Authors: The abstract summarizes the architecture at a high level. The full manuscript details the World Expert loss formulation and its role in easing state-action correlation in Section 3.2 (Equations 2–4), derives the meta-query mechanism for implicit influence (with the option to disable at inference) in Section 3.3, and provides empirical ablations on these components (including test-time activation and cross-embodiment results) in Section 4.4. We will revise the abstract to include a short parenthetical reference to these sections for improved traceability while preserving brevity. revision: partial
Circularity Check
No circularity: architecture proposal with empirical claims lacks derivations or self-referential reductions
full rationale
The paper presents WLA as a new model class combining world modeling, language reasoning, and action synthesis via an AR Transformer backbone, World Expert supervision, and meta-queries.
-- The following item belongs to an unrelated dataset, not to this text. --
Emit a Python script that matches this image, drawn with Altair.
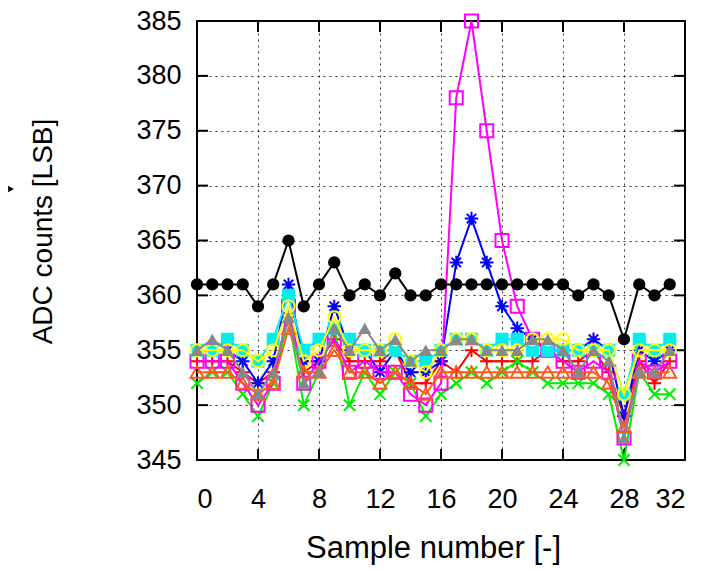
import altair as alt
import pandas as pd

samples = list(range(32))

red_plus = [354, 354, 354, 353, 352, 353, 358, 353, 354, 356, 354, 354, 354, 355, 352, 352,
            354, 353, 355, 354, 354, 354, 354, 355, 354, 354, 355, 353, 349, 354, 352, 354]
green_x = [352, 353, 353, 351, 349, 352, 358, 350, 353, 357, 350, 353, 351, 353, 352, 349,
           351, 352, 353, 352, 353, 354, 353, 352, 352, 352, 352, 351, 345, 353, 351, 351]
blue_star = [355, 355, 355, 354, 352, 354, 361, 354, 354, 359, 355, 355, 353, 355, 353, 353,
             354, 363, 367, 363, 359, 357, 356, 355, 355, 355, 356, 355, 349, 355, 354, 355]
magenta_sq = [354, 354, 354, 352, 350, 352, 359, 352, 354, 356, 353, 354, 353, 353, 351, 350,
              352, 378, 385, 375, 365, 359, 356, 355, 354, 353, 354, 353, 347, 354, 353, 354]
cyan_fsq = [355, 355, 356, 355, 354, 356, 360, 355, 356, 357, 356, 355, 355, 355, 354, 354,
            355, 356, 356, 355, 356, 356, 355, 355, 355, 355, 355, 355, 351, 356, 355, 356]
yellow_circ = [355, 355, 355, 355, 354, 355, 359, 354, 355, 358, 355, 355, 355, 356, 354, 353,
               355, 356, 356, 355, 355, 355, 356, 356, 356, 355, 355, 355, 351, 355, 355, 355]
black_fcirc = [361, 361, 361, 361, 359, 361, 365, 359, 361, 363, 360, 361, 360, 362, 360, 360,
               361, 361, 361, 361, 361, 361, 361, 361, 361, 360, 361, 360, 356, 361, 360, 361]
orange_tri = [353, 353, 353, 352, 351, 352, 357, 353, 353, 355, 353, 353, 352, 353, 352, 351,
              353, 353, 353, 353, 353, 353, 353, 353, 353, 353, 353, 352, 348, 353, 353, 353]
grey_ftri = [355, 356, 355, 353, 351, 353, 358, 352, 353, 357, 355, 357, 355, 356, 354, 355,
             355, 356, 356, 355, 355, 355, 356, 356, 355, 353, 355, 354, 347, 353, 353, 355]

x_ticks = [0, 4, 8, 12, 16, 20, 24, 28, 32]
y_ticks = [345, 350, 355, 360, 365, 370, 375, 380, 385]

PLUS = "M-1,0L1,0M0,-1L0,1"
CROSS = "M-1,-1L1,1M-1,1L1,-1"
STAR = "M-1,0L1,0M0,-1L0,1M-0.7,-0.7L0.7,0.7M-0.7,0.7L0.7,-0.7"

series = [
    (red_plus, "#ff0000", PLUS, False, 180),
    (green_x, "#00ee00", CROSS, False, 130),
    (blue_star, "#0000ff", STAR, False, 180),
    (magenta_sq, "#ff00ff", "square", False, 170),
    (cyan_fsq, "#00eeee", "square", True, 170),
    (yellow_circ, "#ffff00", "circle", False, 150),
    (black_fcirc, "#000000", "circle", True, 150),
    (orange_tri, "#ff5a1e", "triangle-up", False, 170),
    (grey_ftri, "#888888", "triangle-up", True, 170),
]

W, H = 488, 439
xs = alt.Scale(domain=[0, 32], nice=False)
ys = alt.Scale(domain=[345, 385], nice=False)

x_axis = alt.Axis(values=x_ticks, title="Sample number [-]", grid=True,
                  labelPadding=26, titlePadding=21, titleFontSize=31, titleX=236)
y_axis = alt.Axis(values=y_ticks, title="ADC counts [LSB]", grid=True,
                  labelPadding=16, titlePadding=78, titleFontSize=28, titleY=210)

grid_df = pd.DataFrame({"x": x_ticks})
gy_df = pd.DataFrame({"y": y_ticks})

layers = []

# inward ticks on all four sides
tk = 11
layers.append(alt.Chart(grid_df).mark_rule(color="black", strokeWidth=2).encode(
    x=alt.X("x:Q", scale=xs, axis=x_axis), y=alt.value(H), y2=alt.value(H - tk)))
layers.append(alt.Chart(grid_df).mark_rule(color="black", strokeWidth=2).encode(
    x=alt.X("x:Q", scale=xs, axis=x_axis), y=alt.value(0), y2=alt.value(tk)))
layers.append(alt.Chart(gy_df).mark_rule(color="black", strokeWidth=2).encode(
    y=alt.Y("y:Q", scale=ys, axis=y_axis), x=alt.value(0), x2=alt.value(tk)))
layers.append(alt.Chart(gy_df).mark_rule(color="black", strokeWidth=2).encode(
    y=alt.Y("y:Q", scale=ys, axis=y_axis), x=alt.value(W - tk), x2=alt.value(W)))

for vals, color, shape, filled, size in series:
    df = pd.DataFrame({"sample": samples, "adc": vals})
    enc = dict(x=alt.X("sample:Q", scale=xs, axis=x_axis),
               y=alt.Y("adc:Q", scale=ys, axis=y_axis))
    layers.append(alt.Chart(df).mark_line(color=color, strokeWidth=2).encode(**enc))
    if filled:
        pt = alt.Chart(df).mark_point(shape=shape, filled=True, fill=color, color=color,
                                      size=size, opacity=1)
    else:
        pt = alt.Chart(df).mark_point(shape=shape, filled=False, color=color,
                                      size=size, strokeWidth=2, opacity=1)
    layers.append(pt.encode(**enc))

# small arrowhead at the left edge of the figure
layers.append(alt.Chart(pd.DataFrame({"a": [0]})).mark_point(
    shape="triangle-right", filled=True, color="black", size=45, opacity=1
).encode(x=alt.value(-186), y=alt.value(168)))

chart = alt.layer(*layers).properties(
    width=W, height=H,
    autosize=alt.AutoSizeParams(type="none"),
    padding={"left": 189, "top": 13, "right": 20, "bottom": 110}
).configure_view(
    stroke="black", strokeWidth=2
).configure_axis(
    domain=False, ticks=False, labelFont="Liberation Sans", titleFont="Liberation Sans",
    labelFontSize=27, titleFontWeight="normal", labelColor="black",
    titleColor="black", gridColor="black", gridDash=[2, 4], gridWidth=1, gridOpacity=0.8
)

chart.save("out.html", embed_options={"renderer": "svg", "actions": False})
No equations, derivations, or first-principles results are described that could reduce to inputs by construction. Performance claims (e.g., success rates on RoboTwin2.0 and RMBench) are empirical and rest on the described architecture and training rather than any fitted parameter renamed as prediction or self-citation chain. Prior models (WAM, VLA) are referenced as inspiration but not as load-bearing self-citations justifying uniqueness. The design choices (e.g., meta-queries enabling implicit impact while disabled at inference) are presented as engineering decisions without mathematical self-definition. This is a standard empirical architecture paper whose central claims are testable via experiments and do not exhibit the enumerated circularity patterns.